The Adaptive Rowing UK site has tended to focus on grass-roots or club-level “Adaptive” rowing in the UK (which can also be “Pararowing” for those who go through the FISA classification process). One of the motivations for setting up the site was the low level of support for Adaptive rowing by British Rowing especially on its website (go to the Search bar of the British Rowing home page and type in “adaptive”).
I appreciate that the sport of rowing is facing a number of financial challenges, so I’ve never lobbied them for money (and have pushed back against adaptive rowing colleagues who think more money will solve all the problems). I’ve have been advocating for more creative and more sensible use of the resources that are available. And there are a lot more resources available for elite pararowing – more staff and more infrastructure (especially the Caversham rowing facility). I’ve long advocated experimenting with some initiatives that would leverage these existing resources, eg. inviting some club athletes down to join in some activity a couple of times a year. Not only would such innovation extend the benefit of these valuable investments, but also they would provide collateral benefit to all of rowing in raising its profile and building a bigger community. I typically get stonewalled with the response “but the British Rowing ‘rules’ won’t allow it“ (how quaintly British), but a single wave of the pen by the CEO (or whoever is responsible for these alleged “rules”) would sort that out. As a result, the two worlds of “elite” and “community” adaptive/pararowing rarely mix. With such limited resources, it is shameful that the default is division not collaboration.

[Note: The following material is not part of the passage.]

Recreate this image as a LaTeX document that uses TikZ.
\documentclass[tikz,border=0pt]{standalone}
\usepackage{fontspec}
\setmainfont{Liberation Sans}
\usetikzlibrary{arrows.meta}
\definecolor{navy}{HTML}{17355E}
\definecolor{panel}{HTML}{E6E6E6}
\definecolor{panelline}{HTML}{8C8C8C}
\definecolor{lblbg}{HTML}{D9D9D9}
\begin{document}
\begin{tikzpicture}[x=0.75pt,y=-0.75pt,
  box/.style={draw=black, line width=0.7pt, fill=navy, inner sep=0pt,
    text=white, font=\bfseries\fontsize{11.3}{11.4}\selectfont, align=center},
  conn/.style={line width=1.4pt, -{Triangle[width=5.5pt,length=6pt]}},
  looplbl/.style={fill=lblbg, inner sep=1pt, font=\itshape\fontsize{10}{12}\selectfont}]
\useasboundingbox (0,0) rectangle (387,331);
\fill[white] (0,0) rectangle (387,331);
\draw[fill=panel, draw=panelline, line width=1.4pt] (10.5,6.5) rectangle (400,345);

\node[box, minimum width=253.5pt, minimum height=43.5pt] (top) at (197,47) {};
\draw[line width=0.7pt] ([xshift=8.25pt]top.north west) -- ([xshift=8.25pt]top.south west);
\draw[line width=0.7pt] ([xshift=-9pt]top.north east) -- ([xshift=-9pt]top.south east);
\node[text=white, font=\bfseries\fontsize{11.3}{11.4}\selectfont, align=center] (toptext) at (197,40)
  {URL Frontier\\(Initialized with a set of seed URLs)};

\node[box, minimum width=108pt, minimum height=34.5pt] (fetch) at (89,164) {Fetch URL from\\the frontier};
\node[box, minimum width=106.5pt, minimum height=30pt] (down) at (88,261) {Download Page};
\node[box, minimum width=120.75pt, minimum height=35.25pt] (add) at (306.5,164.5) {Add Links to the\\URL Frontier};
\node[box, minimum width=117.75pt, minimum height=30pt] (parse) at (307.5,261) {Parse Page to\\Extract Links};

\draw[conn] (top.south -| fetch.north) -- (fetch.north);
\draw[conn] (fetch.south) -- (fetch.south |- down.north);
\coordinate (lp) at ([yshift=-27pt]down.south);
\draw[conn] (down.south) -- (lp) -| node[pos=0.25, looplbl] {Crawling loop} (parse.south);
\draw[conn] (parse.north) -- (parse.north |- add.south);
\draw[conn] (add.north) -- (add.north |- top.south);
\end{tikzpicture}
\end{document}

While, the elite squads of Team GB arrived at the World Cup II in Poznan, Poland last week, two of the competitors are familiar faces in the broader adaptive community – Twickenham/Swansea’s Benjamin Pritchard (photo above) and Marlow’s Kingsley Ijomah (photo below). In fact, fully half of the A/B Semi-Final was comprised by UK residents as these two were joined by Maidenhead’s Andy Houghton. While Kingsley (rowing for Nigeria) didn’t get the results he had hoped for due to a number of equipment challenges (rowing with ladies blades for example…aah, the challenges of being your own pararowing federation), he still improved on his Plovdiv World Championship times and on his field position in the tell-tale heats (when the bottom half of the field are fighting at the their strongest).

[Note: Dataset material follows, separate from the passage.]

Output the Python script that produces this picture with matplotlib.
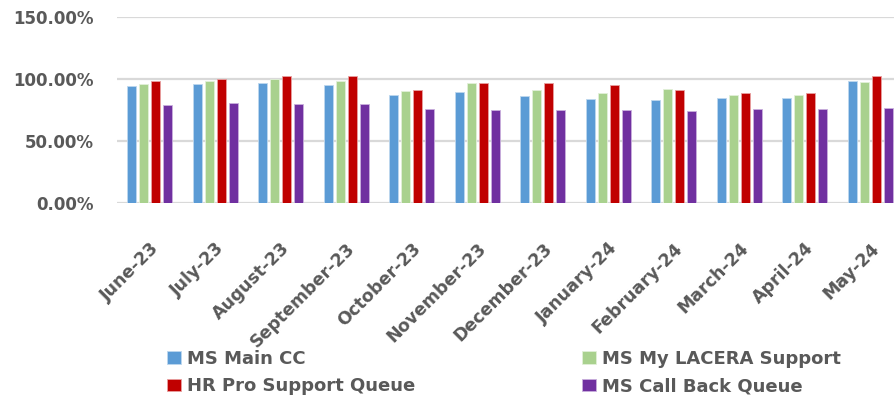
import matplotlib
matplotlib.use("Agg")
import matplotlib.pyplot as plt
import matplotlib.transforms as mtransforms
import numpy as np
from matplotlib.ticker import FuncFormatter

months = ["June-23", "July-23", "August-23", "September-23", "October-23", "November-23",
          "December-23", "January-24", "February-24", "March-24", "April-24", "May-24"]
series_names = ["MS Main CC", "MS My LACERA Support", "HR Pro Support Queue", "MS Call Back Queue"]
ms_main_cc = [94.4, 95.7, 96.8, 94.9, 87.1, 89.8, 86.3, 83.6, 82.8, 85.0, 84.5, 98.1]
ms_my_lacera = [96.2, 98.7, 100.3, 98.4, 90.3, 97.1, 91.2, 89.0, 92.2, 87.1, 87.1, 97.6]
hr_pro_support = [98.1, 100.0, 102.4, 102.4, 91.4, 96.8, 96.8, 95.2, 91.4, 88.5, 88.5, 102.7]
ms_call_back = [79.1, 80.7, 79.9, 79.9, 75.9, 75.1, 75.1, 74.8, 74.3, 75.6, 75.6, 76.7]
y_ticks = [0, 50, 100, 150]

colors = ["#5B9BD5", "#A9D18E", "#C00000", "#7030A0"]
edge_colors = ["#BDD7EE", "#E2F0D9", "#E8A0A0", "#C9B0DD"]
text_color = "#595959"
font = "DejaVu Sans"

fig = plt.figure(figsize=(8.94, 3.98), dpi=100)
W, H = 894, 398
left_px, right_px = 117, 903
bottom_px, top_px = 203.3, 16.9
ax = fig.add_axes([left_px / W, 1 - bottom_px / H, (right_px - left_px) / W, (bottom_px - top_px) / H])

x = np.arange(len(months))
stride = 0.183
width = 0.142
all_series = [ms_main_cc, ms_my_lacera, hr_pro_support, ms_call_back]
handles = []
for i, (vals, c, ec, name) in enumerate(zip(all_series, colors, edge_colors, series_names)):
    b = ax.bar(x + (i - 1.5) * stride, vals, width, color=c, edgecolor=ec, linewidth=0.6,
               label=name, zorder=3)
    handles.append(b)

ax.set_xlim(-0.5, len(months) - 0.5)
ax.set_ylim(0, 150)
ax.set_yticks(y_ticks)
ax.yaxis.set_major_formatter(FuncFormatter(lambda v, p: f"{v:.2f}%"))
ax.grid(axis="y", color="#D9D9D9", linewidth=1.6, zorder=0)
for s in ax.spines.values():
    s.set_visible(False)
ax.tick_params(axis="both", length=0)
ax.tick_params(axis="y", pad=16.5)
ax.set_xticks(x)
ax.set_xticklabels(months, rotation=45, ha="right", va="top", rotation_mode="anchor")
for lab in ax.get_yticklabels():
    lab.set_fontfamily(font); lab.set_fontweight("bold"); lab.set_fontsize(12); lab.set_color(text_color)
shift = mtransforms.ScaledTranslation(-3 / 100, 0, fig.dpi_scale_trans)
for lab in ax.get_xticklabels():
    lab.set_fontfamily(font); lab.set_fontweight("bold"); lab.set_fontsize(12.5); lab.set_color(text_color)
    lab.set_transform(lab.get_transform() + shift)
ax.tick_params(axis="x", pad=26)

leg_kw = dict(loc="upper left", frameon=False, handlelength=0.78, handleheight=0.7,
              handletextpad=0.33, labelspacing=0.52, borderpad=0, borderaxespad=0,
              prop={"family": font, "weight": "bold", "size": 13})
col1 = [0, 2]
col2 = [1, 3]
leg1 = fig.legend([handles[i] for i in col1], [series_names[i] for i in col1],
                  bbox_to_anchor=(167 / W, 1 - 350 / H), **leg_kw)
leg2 = fig.legend([handles[i] for i in col2], [series_names[i] for i in col2],
                  bbox_to_anchor=(582 / W, 1 - 350 / H), **leg_kw)
for leg in (leg1, leg2):
    for t in leg.get_texts():
        t.set_color(text_color)

fig.savefig("out.png", dpi=100)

But the rising star with another breakout performance was Ben bringing home a bronze medal. No fluke as he has secured a bronze at the FISA Pararowing Regatta in Gavirate, Italy last month. A phenomenal achievement for someone who started the sport just over a year ago and definitely the man to watch in the sport at the moment.
Congrats to Ben and Kingsley for making the entire UK Adaptive community exceptionally proud on the world stage.